Saturn's Web UI includes a built-in rate limiter configured through environment variables. Set these in your shell or in ~/.saturn/.env.

Per-IP limits

Variable Default Description
SATURN_RATE_RPM 30 Maximum requests per minute per IP
SATURN_RATE_TPM 100000 Maximum tokens per minute per IP
SATURN_RATE_CONCURRENT 3 Maximum concurrent requests per IP

These limits apply independently to each client IP address. A single user hitting the RPM limit does not affect other users.

Global limits

Variable Default Description
SATURN_RATE_GLOBAL_CONCURRENT 10 Maximum concurrent requests across all IPs

The global concurrent limit protects the upstream API from overload. When reached, additional requests from any IP are queued until a slot opens.

Configuration example

~/.saturn/.env
SATURN_RATE_RPM=60
SATURN_RATE_TPM=200000
SATURN_RATE_CONCURRENT=5
SATURN_RATE_GLOBAL_CONCURRENT=20

Daily spend limits

Configure daily spend limits through the Web UI admin panel. Navigate to the admin settings and set a maximum daily spend in USD. When the limit is reached, Saturn stops forwarding requests to paid APIs until the next day.

Model filtering

Control which models are exposed to users:

Variable Default Description
SATURN_MODEL_FILTER "" (all models) Comma-separated list of model name substrings to expose

When set, only models whose names contain at least one of the specified substrings are shown to users.

~/.saturn/.env
# Only expose Claude and GPT-4 models
SATURN_MODEL_FILTER=claude,gpt-4

An empty value (the default) exposes all models from all services.

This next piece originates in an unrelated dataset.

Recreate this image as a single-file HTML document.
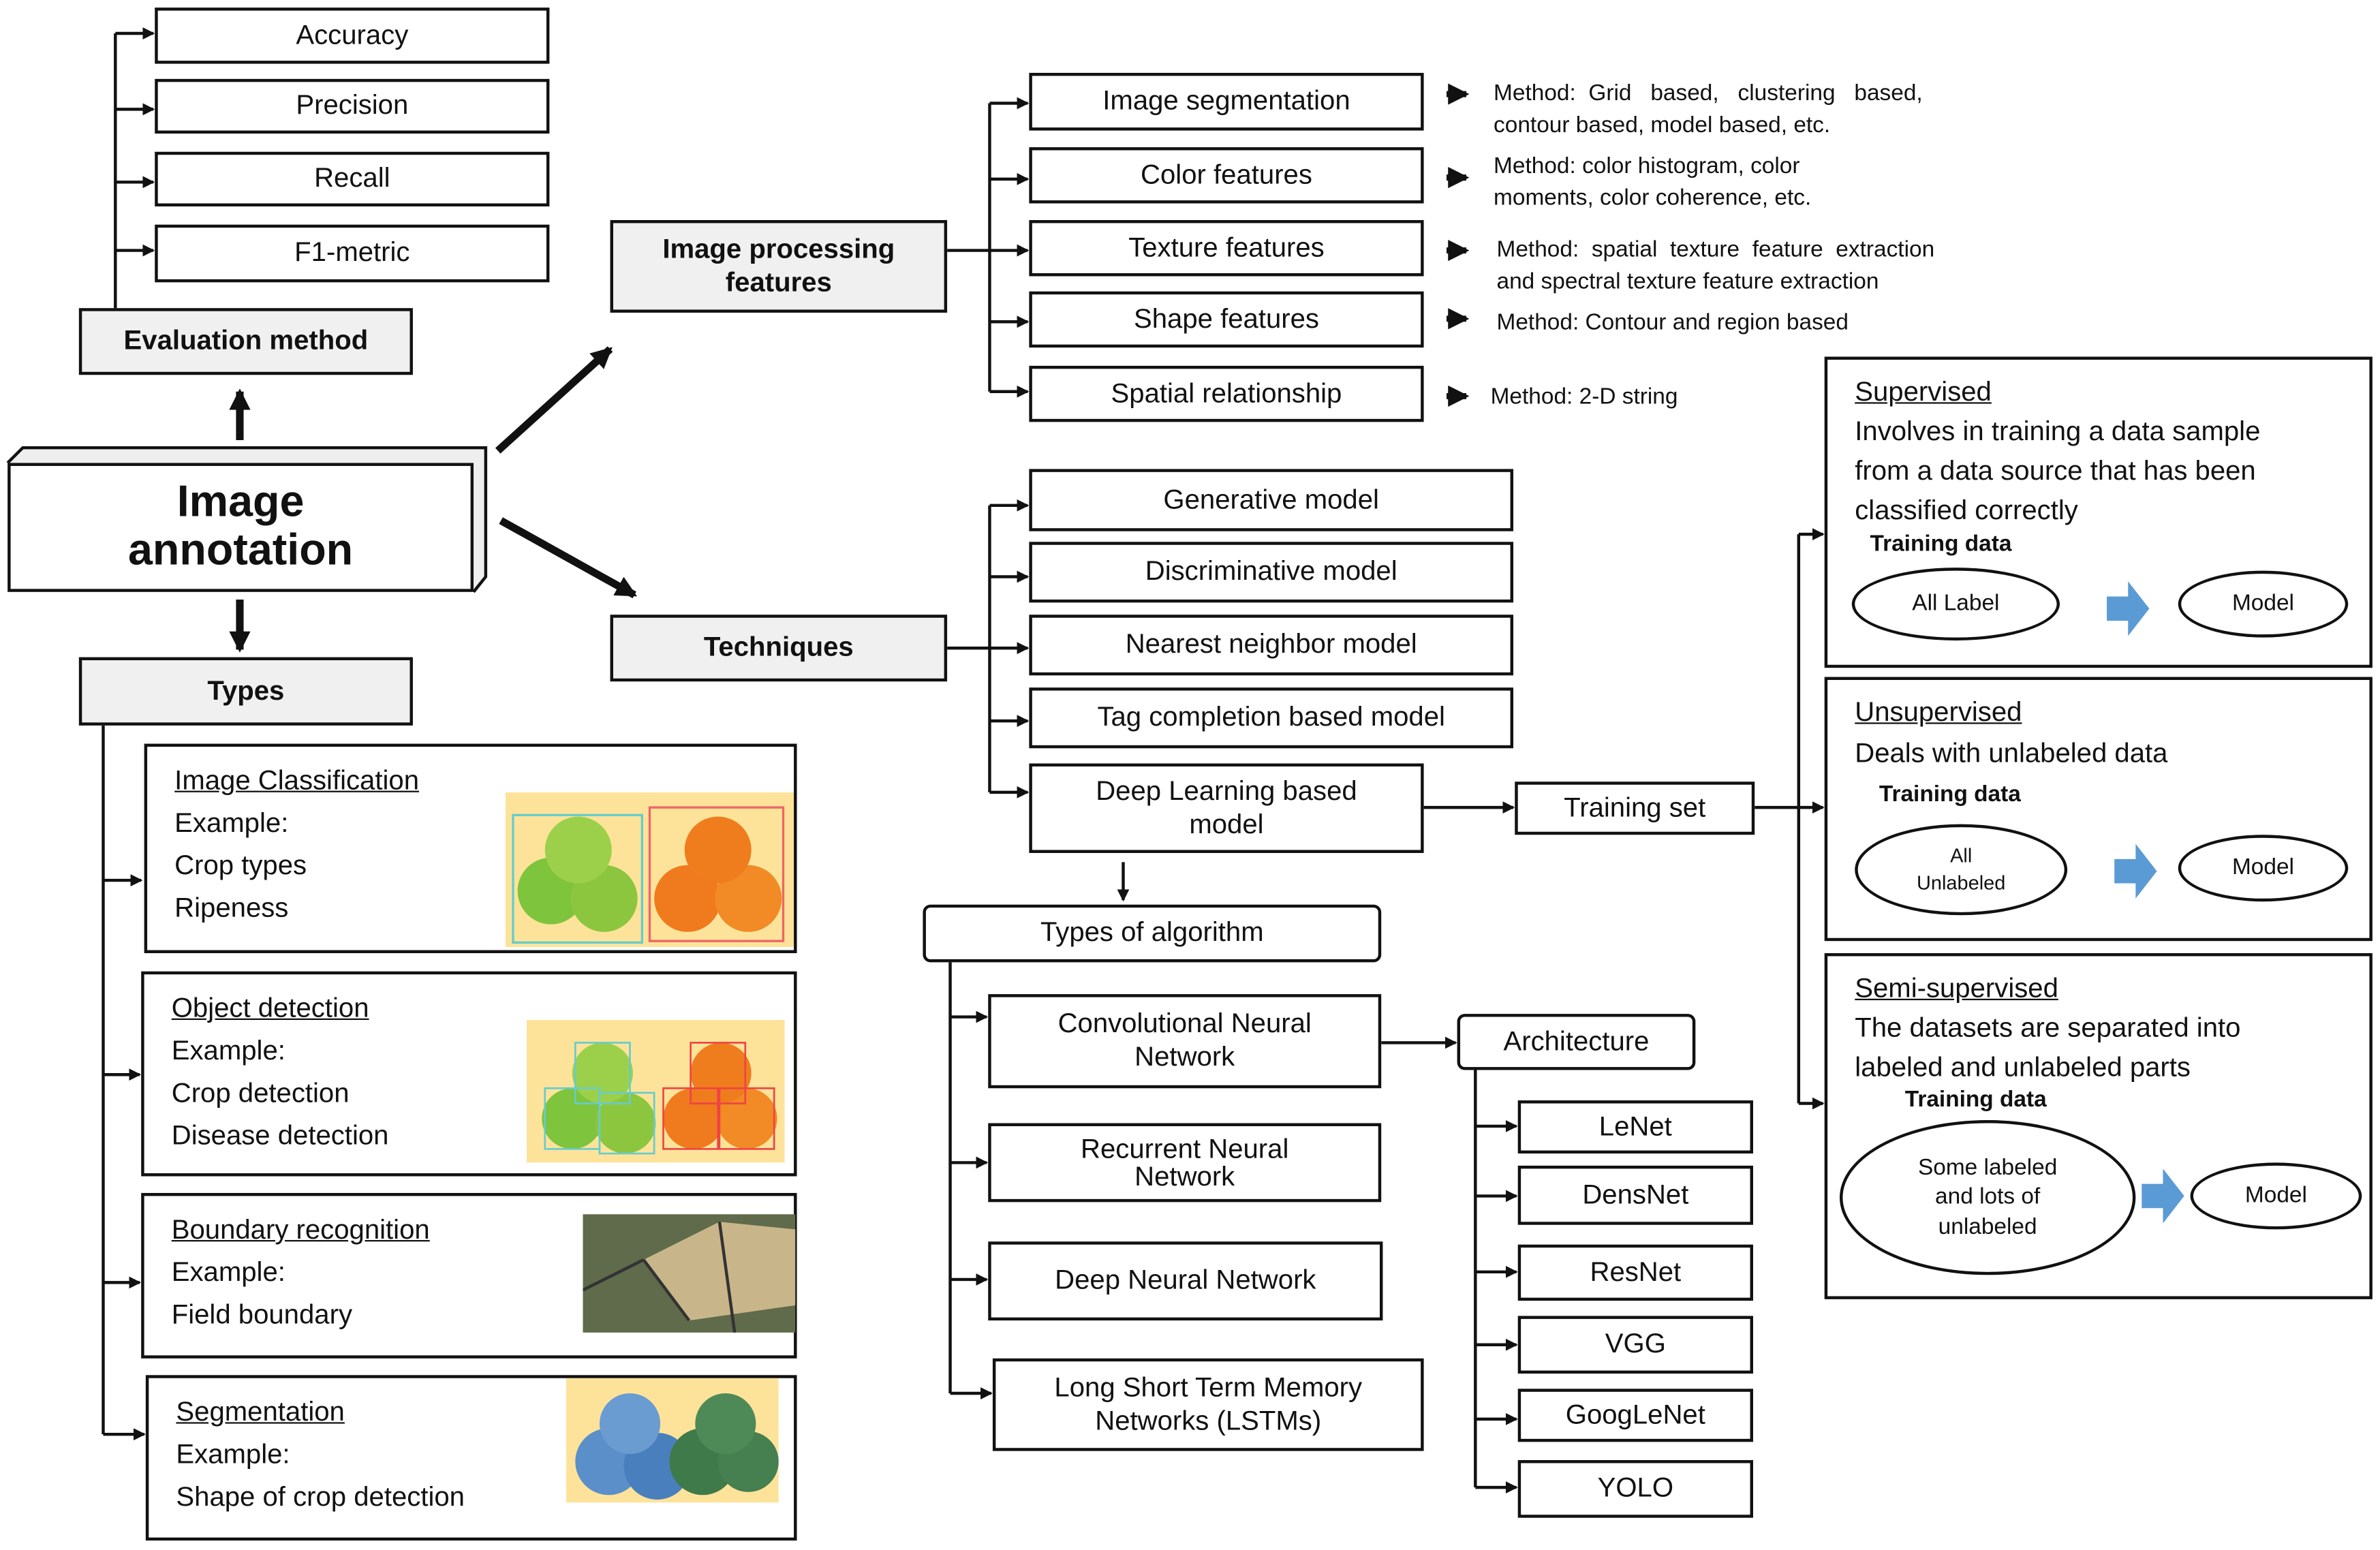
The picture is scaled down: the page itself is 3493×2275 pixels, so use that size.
<!DOCTYPE html>
<html><head><meta charset="utf-8"><style>
html,body{margin:0;padding:0;background:#fff;}
#root{position:relative;width:1568px;height:1021px;transform:scale(2.2277);transform-origin:0 0;font-family:"Liberation Sans",sans-serif;color:#111;overflow:hidden;}
.b{position:absolute;border:2px solid #111;background:#fff;box-sizing:border-box;display:flex;align-items:center;justify-content:center;text-align:center;font-size:18px;line-height:1.2;}
.g{background:#f0f0f0;font-weight:bold;}
.r{border-radius:5px;}
.t{position:absolute;font-size:15px;line-height:1.4;white-space:nowrap;}
.p{position:absolute;border:2px solid #111;box-sizing:border-box;background:#fff;font-size:18px;line-height:28px;padding:8px 18px;white-space:nowrap;}
.p u{display:block;}
.e{position:absolute;border:2px solid #111;border-radius:50%;box-sizing:border-box;display:flex;align-items:center;justify-content:center;text-align:center;font-size:15px;line-height:1.3;}
svg{position:absolute;left:0;top:0;}
</style></head><body><div id="root">
<svg width="1568" height="1021" viewBox="0 0 1568 1021">
<defs><marker id="a" markerWidth="8" markerHeight="8" refX="7" refY="4" orient="auto" markerUnits="userSpaceOnUse"><path d="M0,0 L8,4 L0,8z" fill="#111"/></marker>
<marker id="A" markerWidth="14" markerHeight="14" refX="12" refY="7" orient="auto" markerUnits="userSpaceOnUse"><path d="M0,0 L14,7 L0,14z" fill="#111"/></marker></defs>
<g stroke="#111" stroke-width="2" fill="none">
<path d="M76,205V22"/>
<path d="M76,22H101" marker-end="url(#a)"/><path d="M76,72H101" marker-end="url(#a)"/><path d="M76,120H101" marker-end="url(#a)"/><path d="M76,165H101" marker-end="url(#a)"/>
<path d="M68,478V945"/>
<path d="M68,580H93" marker-end="url(#a)"/><path d="M68,708H92" marker-end="url(#a)"/><path d="M68,845H92" marker-end="url(#a)"/><path d="M68,945H95" marker-end="url(#a)"/>
<path d="M624,165H652M652,68V258"/>
<path d="M652,68H677" marker-end="url(#a)"/><path d="M652,118H677" marker-end="url(#a)"/><path d="M652,165H677" marker-end="url(#a)"/><path d="M652,212H677" marker-end="url(#a)"/><path d="M652,258H677" marker-end="url(#a)"/>
<path d="M624,427H652M652,333V522"/>
<path d="M652,333H677" marker-end="url(#a)"/><path d="M652,380H677" marker-end="url(#a)"/><path d="M652,427H677" marker-end="url(#a)"/><path d="M652,475H677" marker-end="url(#a)"/><path d="M652,522H677" marker-end="url(#a)"/>
<path d="M938,532H997" marker-end="url(#a)"/>
<path d="M1156,532H1185M1185,352V727"/>
<path d="M1185,352H1201" marker-end="url(#a)"/><path d="M1185,532H1201" marker-end="url(#a)"/><path d="M1185,727H1201" marker-end="url(#a)"/>
<path d="M740,568V593" marker-end="url(#a)"/>
<path d="M626,634V918"/>
<path d="M626,670H650" marker-end="url(#a)"/><path d="M626,766H650" marker-end="url(#a)"/><path d="M626,843H650" marker-end="url(#a)"/><path d="M626,918H653" marker-end="url(#a)"/>
<path d="M910,687H959" marker-end="url(#a)"/>
<path d="M972,705V980"/>
<path d="M972,742H999" marker-end="url(#a)"/><path d="M972,788H999" marker-end="url(#a)"/><path d="M972,838H999" marker-end="url(#a)"/><path d="M972,886H999" marker-end="url(#a)"/><path d="M972,935H999" marker-end="url(#a)"/><path d="M972,980H999" marker-end="url(#a)"/>
</g>
<g stroke="#111" stroke-width="4" fill="none">
<path d="M953,62H966" marker-end="url(#A)"/><path d="M953,117H966" marker-end="url(#A)"/><path d="M953,165H966" marker-end="url(#A)"/><path d="M953,210H966" marker-end="url(#A)"/><path d="M953,261H966" marker-end="url(#A)"/>
</g>
<g stroke="#111" stroke-width="5" fill="none">
<path d="M328,297L402,230" marker-end="url(#A)"/><path d="M330,343L418,392" marker-end="url(#A)"/>
<path d="M158,290V258" marker-end="url(#A)"/><path d="M158,395V428" marker-end="url(#A)"/>
</g>
<path d="M5,305L15,295H320L320,380L312,390" fill="#eee" stroke="#111" stroke-width="2"/>
</svg>
<div class="b" style="left:5px;top:305px;width:307px;height:85px;font-size:29px;font-weight:bold;line-height:1.1">Image<br>annotation</div>
<div class="b" style="left:102px;top:5px;width:260px;height:37px">Accuracy</div>
<div class="b" style="left:102px;top:52px;width:260px;height:36px">Precision</div>
<div class="b" style="left:102px;top:100px;width:260px;height:36px">Recall</div>
<div class="b" style="left:102px;top:148px;width:260px;height:38px">F1-metric</div>
<div class="b g" style="left:52px;top:203px;width:220px;height:44px">Evaluation method</div>
<div class="b g" style="left:52px;top:433px;width:220px;height:45px">Types</div>
<div class="p" style="left:95px;top:490px;width:430px;height:138px"><u>Image Classification</u>Example:<br>Crop types<br>Ripeness</div>
<div class="p" style="left:93px;top:640px;width:432px;height:135px"><u>Object detection</u>Example:<br>Crop detection<br>Disease detection</div>
<div class="p" style="left:93px;top:786px;width:432px;height:109px"><u>Boundary recognition</u>Example:<br>Field boundary</div>
<div class="p" style="left:96px;top:906px;width:429px;height:109px"><u>Segmentation</u>Example:<br>Shape of crop detection</div>
<svg style="left:333px;top:522px" width="190" height="102"><rect width="190" height="102" fill="#fde39a"/><rect x="5" y="15" width="85" height="84" fill="none" stroke="#6cc" stroke-width="1.5"/><rect x="95" y="10" width="88" height="88" fill="none" stroke="#e66" stroke-width="1.5"/><circle cx="30" cy="65" r="22" fill="#7ec43c"/><circle cx="65" cy="70" r="22" fill="#8cc63f"/><circle cx="48" cy="38" r="22" fill="#9dd04a"/><circle cx="120" cy="70" r="22" fill="#f07a1e"/><circle cx="160" cy="70" r="22" fill="#f28a25"/><circle cx="140" cy="38" r="22" fill="#ef7d1d"/></svg>
<svg style="left:347px;top:672px" width="170" height="94"><rect width="170" height="94" fill="#fde39a"/><circle cx="30" cy="65" r="20" fill="#7ec43c"/><circle cx="65" cy="68" r="20" fill="#8cc63f"/><circle cx="50" cy="35" r="20" fill="#9dd04a"/><circle cx="110" cy="65" r="20" fill="#f07a1e"/><circle cx="145" cy="65" r="20" fill="#f28a25"/><circle cx="128" cy="35" r="20" fill="#ef7d1d"/><g fill="none" stroke="#6cc" stroke-width="1.2"><rect x="12" y="45" width="36" height="40"/><rect x="48" y="48" width="36" height="40"/><rect x="32" y="15" width="36" height="40"/></g><g fill="none" stroke="#e44" stroke-width="1.2"><rect x="90" y="45" width="36" height="40"/><rect x="127" y="45" width="36" height="40"/><rect x="108" y="15" width="36" height="40"/></g></svg>
<svg style="left:384px;top:800px" width="140" height="78"><rect width="140" height="78" fill="#5f6b4a"/><path d="M40,30L90,5L140,10V60L70,70z" fill="#c8b68a"/><path d="M0,50L40,30M90,5L100,78M40,30L70,70" stroke="#333" stroke-width="2"/></svg>
<svg style="left:373px;top:908px" width="140" height="82"><rect width="140" height="82" fill="#fde39a"/><circle cx="28" cy="55" r="22" fill="#5b8fc9"/><circle cx="60" cy="58" r="22" fill="#4a7fbd"/><circle cx="42" cy="30" r="20" fill="#6a9bd1"/><circle cx="90" cy="55" r="22" fill="#3f7a4a"/><circle cx="120" cy="55" r="20" fill="#467f50"/><circle cx="105" cy="30" r="20" fill="#4e8a57"/></svg>
<div class="b g" style="left:402px;top:145px;width:222px;height:61px">Image processing<br>features</div>
<div class="b" style="left:678px;top:48px;width:260px;height:38px">Image segmentation</div>
<div class="b" style="left:678px;top:97px;width:260px;height:37px">Color features</div>
<div class="b" style="left:678px;top:145px;width:260px;height:37px">Texture features</div>
<div class="b" style="left:678px;top:192px;width:260px;height:37px">Shape features</div>
<div class="b" style="left:678px;top:241px;width:260px;height:37px">Spatial relationship</div>
<div class="t" style="left:984px;top:51px">Method: &nbsp;Grid &nbsp;&nbsp;based, &nbsp;&nbsp;clustering &nbsp;&nbsp;based,<br>contour based, model based, etc.</div>
<div class="t" style="left:984px;top:99px">Method: color histogram, color<br>moments, color coherence, etc.</div>
<div class="t" style="left:986px;top:154px">Method: &nbsp;spatial &nbsp;texture &nbsp;feature &nbsp;extraction<br>and spectral texture feature extraction</div>
<div class="t" style="left:986px;top:202px">Method: Contour and region based</div>
<div class="t" style="left:982px;top:251px">Method: 2-D string</div>
<div class="b g" style="left:402px;top:405px;width:222px;height:44px">Techniques</div>
<div class="b" style="left:678px;top:309px;width:319px;height:41px">Generative model</div>
<div class="b" style="left:678px;top:357px;width:319px;height:40px">Discriminative model</div>
<div class="b" style="left:678px;top:405px;width:319px;height:40px">Nearest neighbor model</div>
<div class="b" style="left:678px;top:453px;width:319px;height:40px">Tag completion based model</div>
<div class="b" style="left:678px;top:503px;width:260px;height:59px">Deep Learning based<br>model</div>
<div class="b" style="left:998px;top:515px;width:158px;height:35px">Training set</div>
<div class="b r" style="left:608px;top:596px;width:302px;height:38px">Types of algorithm</div>
<div class="b" style="left:651px;top:655px;width:259px;height:62px">Convolutional Neural<br>Network</div>
<div class="b" style="left:651px;top:740px;width:259px;height:52px;line-height:1">Recurrent Neural<br>Network</div>
<div class="b" style="left:651px;top:818px;width:260px;height:52px">Deep Neural Network</div>
<div class="b" style="left:654px;top:895px;width:284px;height:61px">Long Short Term Memory<br>Networks (LSTMs)</div>
<div class="b r" style="left:960px;top:668px;width:157px;height:37px">Architecture</div>
<div class="b" style="left:1000px;top:725px;width:155px;height:35px">LeNet</div>
<div class="b" style="left:1000px;top:768px;width:155px;height:39px">DensNet</div>
<div class="b" style="left:1000px;top:820px;width:155px;height:37px">ResNet</div>
<div class="b" style="left:1000px;top:867px;width:155px;height:38px">VGG</div>
<div class="b" style="left:1000px;top:915px;width:155px;height:35px">GoogLeNet</div>
<div class="b" style="left:1000px;top:962px;width:155px;height:38px">YOLO</div>
<div class="p" style="left:1202px;top:235px;width:361px;height:205px;padding:8px 18px;line-height:26px"><u>Supervised</u>Involves in training a data sample<br>from a data source that has been<br>classified correctly</div>
<div class="t" style="left:1232px;top:348px;font-weight:bold;font-size:15px">Training data</div>
<div class="e" style="left:1220px;top:374px;width:137px;height:48px">All Label</div>
<div class="e" style="left:1435px;top:376px;width:112px;height:44px">Model</div>
<div class="p" style="left:1202px;top:446px;width:361px;height:174px;line-height:27px"><u>Unsupervised</u>Deals with unlabeled data</div>
<div class="t" style="left:1238px;top:513px;font-weight:bold">Training data</div>
<div class="e" style="left:1222px;top:543px;width:140px;height:60px;font-size:13px;line-height:1.4">All<br>Unlabeled</div>
<div class="e" style="left:1435px;top:550px;width:112px;height:44px">Model</div>
<div class="p" style="left:1202px;top:628px;width:361px;height:228px;line-height:26px"><u>Semi-supervised</u>The datasets are separated into<br>labeled and unlabeled parts</div>
<div class="t" style="left:1255px;top:714px;font-weight:bold">Training data</div>
<div class="e" style="left:1212px;top:738px;width:195px;height:102px">Some labeled<br>and lots of<br>unlabeled</div>
<div class="e" style="left:1443px;top:766px;width:113px;height:44px">Model</div>
<svg width="1568" height="1021" viewBox="0 0 1568 1021">
<path d="M1388,393h14v-10l14,18l-14,18v-10h-14z" fill="#5b9bd5"/>
<path d="M1393,566h14v-10l14,18l-14,18v-10h-14z" fill="#5b9bd5"/>
<path d="M1411,780h14v-10l14,18l-14,18v-10h-14z" fill="#5b9bd5"/>
</svg>
</div></body></html>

Behavior when limits are hit

  • RPM exceeded: Returns HTTP 429 with a Retry-After header indicating seconds until the limit resets.
  • TPM exceeded: Returns HTTP 429. The token counter resets at the start of each minute window.
  • Concurrent exceeded: The request is held in a queue. If the queue is full, returns HTTP 429.
  • Model filtered: Models not matching the filter are omitted from /v1/models responses. Direct requests to filtered models return HTTP 404.